Exercise prompt:
Locate all lines with the word "this". Copy them.

Record extracts:
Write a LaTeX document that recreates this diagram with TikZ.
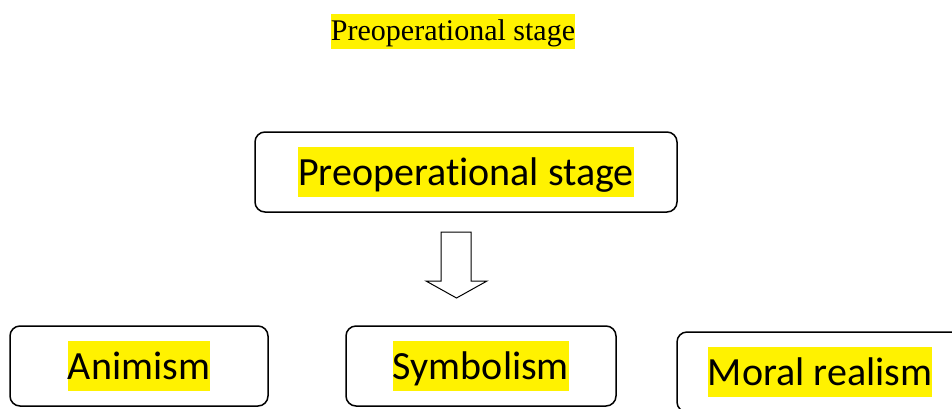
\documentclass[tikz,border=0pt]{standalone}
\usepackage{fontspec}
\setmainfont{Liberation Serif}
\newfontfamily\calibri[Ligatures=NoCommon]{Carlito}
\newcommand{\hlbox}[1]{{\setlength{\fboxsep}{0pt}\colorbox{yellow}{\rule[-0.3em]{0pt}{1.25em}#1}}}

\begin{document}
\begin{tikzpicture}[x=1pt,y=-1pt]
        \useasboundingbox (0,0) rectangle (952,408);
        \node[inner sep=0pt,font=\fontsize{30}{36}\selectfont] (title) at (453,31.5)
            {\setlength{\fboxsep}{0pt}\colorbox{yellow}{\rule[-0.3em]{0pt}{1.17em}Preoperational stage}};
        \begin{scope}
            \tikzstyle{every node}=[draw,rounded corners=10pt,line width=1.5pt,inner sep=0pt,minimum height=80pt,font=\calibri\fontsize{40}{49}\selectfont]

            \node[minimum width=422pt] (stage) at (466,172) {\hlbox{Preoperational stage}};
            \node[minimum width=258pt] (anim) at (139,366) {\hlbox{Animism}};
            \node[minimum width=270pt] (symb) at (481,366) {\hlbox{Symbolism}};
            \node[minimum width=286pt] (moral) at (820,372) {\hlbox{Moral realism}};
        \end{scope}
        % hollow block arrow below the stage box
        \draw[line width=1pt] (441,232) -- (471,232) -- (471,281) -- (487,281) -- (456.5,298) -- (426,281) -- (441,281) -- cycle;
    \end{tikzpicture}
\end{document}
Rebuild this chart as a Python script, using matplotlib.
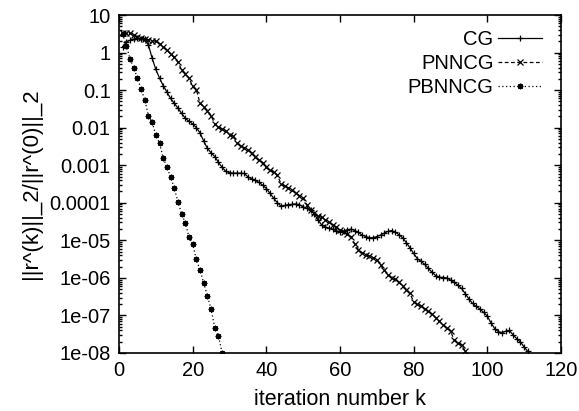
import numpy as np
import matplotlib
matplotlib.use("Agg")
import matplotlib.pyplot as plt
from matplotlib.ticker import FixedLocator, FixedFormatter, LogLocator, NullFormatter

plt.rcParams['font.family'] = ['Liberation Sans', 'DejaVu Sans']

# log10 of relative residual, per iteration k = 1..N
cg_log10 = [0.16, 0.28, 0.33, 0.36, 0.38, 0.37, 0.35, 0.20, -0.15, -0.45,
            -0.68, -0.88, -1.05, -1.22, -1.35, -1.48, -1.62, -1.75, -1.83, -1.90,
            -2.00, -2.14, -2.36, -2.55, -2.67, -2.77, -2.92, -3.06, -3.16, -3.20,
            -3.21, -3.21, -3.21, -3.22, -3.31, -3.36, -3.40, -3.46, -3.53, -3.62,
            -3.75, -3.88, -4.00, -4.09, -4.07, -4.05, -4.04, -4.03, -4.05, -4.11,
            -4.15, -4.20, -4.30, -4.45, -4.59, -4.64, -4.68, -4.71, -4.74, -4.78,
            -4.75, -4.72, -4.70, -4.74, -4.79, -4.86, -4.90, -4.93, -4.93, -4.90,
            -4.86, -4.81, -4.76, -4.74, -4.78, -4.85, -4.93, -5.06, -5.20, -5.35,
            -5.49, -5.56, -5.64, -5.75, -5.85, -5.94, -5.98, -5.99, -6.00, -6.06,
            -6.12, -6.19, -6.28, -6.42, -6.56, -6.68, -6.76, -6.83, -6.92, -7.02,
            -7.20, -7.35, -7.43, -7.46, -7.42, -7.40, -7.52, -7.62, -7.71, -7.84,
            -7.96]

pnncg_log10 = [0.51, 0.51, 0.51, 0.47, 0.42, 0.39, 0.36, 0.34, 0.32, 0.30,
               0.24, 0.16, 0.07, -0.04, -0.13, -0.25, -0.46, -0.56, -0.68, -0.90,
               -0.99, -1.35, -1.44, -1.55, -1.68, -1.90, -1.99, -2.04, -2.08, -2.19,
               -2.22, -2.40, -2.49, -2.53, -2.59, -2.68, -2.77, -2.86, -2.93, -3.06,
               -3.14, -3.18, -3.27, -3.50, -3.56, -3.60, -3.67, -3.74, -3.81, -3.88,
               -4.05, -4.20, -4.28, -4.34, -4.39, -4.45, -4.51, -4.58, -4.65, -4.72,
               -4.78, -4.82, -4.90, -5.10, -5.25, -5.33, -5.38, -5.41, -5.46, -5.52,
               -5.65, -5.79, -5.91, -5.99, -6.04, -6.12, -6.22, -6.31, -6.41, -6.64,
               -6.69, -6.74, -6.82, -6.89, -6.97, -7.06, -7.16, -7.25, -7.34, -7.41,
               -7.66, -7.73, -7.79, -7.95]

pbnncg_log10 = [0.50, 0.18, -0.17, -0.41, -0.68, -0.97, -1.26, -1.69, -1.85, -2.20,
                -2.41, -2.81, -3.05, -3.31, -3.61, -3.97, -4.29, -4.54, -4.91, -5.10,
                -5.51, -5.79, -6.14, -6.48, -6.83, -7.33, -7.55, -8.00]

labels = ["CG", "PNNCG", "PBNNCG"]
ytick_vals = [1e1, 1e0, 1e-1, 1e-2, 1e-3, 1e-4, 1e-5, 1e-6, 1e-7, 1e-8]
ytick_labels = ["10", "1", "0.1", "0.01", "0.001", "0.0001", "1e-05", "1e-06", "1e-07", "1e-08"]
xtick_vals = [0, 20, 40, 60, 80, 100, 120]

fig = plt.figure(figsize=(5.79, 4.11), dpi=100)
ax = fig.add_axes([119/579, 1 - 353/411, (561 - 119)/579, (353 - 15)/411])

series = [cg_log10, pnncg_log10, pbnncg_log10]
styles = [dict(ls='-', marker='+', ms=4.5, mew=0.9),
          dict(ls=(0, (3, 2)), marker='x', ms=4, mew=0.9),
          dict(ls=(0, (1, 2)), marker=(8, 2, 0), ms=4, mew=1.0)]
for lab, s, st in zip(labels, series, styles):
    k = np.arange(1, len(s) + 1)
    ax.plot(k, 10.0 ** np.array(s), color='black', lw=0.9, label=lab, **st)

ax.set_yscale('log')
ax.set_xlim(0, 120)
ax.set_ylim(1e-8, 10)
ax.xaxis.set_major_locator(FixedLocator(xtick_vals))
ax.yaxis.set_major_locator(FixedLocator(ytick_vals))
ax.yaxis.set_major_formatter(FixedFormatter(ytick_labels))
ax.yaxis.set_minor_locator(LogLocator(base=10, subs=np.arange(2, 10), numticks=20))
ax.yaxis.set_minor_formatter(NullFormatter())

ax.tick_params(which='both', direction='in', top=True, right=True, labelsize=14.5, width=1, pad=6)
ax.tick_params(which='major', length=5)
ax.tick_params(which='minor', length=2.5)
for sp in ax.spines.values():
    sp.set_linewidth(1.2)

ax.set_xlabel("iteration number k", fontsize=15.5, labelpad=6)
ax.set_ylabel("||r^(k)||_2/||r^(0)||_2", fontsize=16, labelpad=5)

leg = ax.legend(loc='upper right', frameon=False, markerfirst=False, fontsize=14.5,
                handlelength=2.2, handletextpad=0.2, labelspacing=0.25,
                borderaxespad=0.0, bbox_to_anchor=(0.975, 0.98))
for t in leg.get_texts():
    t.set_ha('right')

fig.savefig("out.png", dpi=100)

Written solution:
Write a LaTeX document that recreates this diagram with TikZ.
Rebuild this chart as a Python script, using matplotlib.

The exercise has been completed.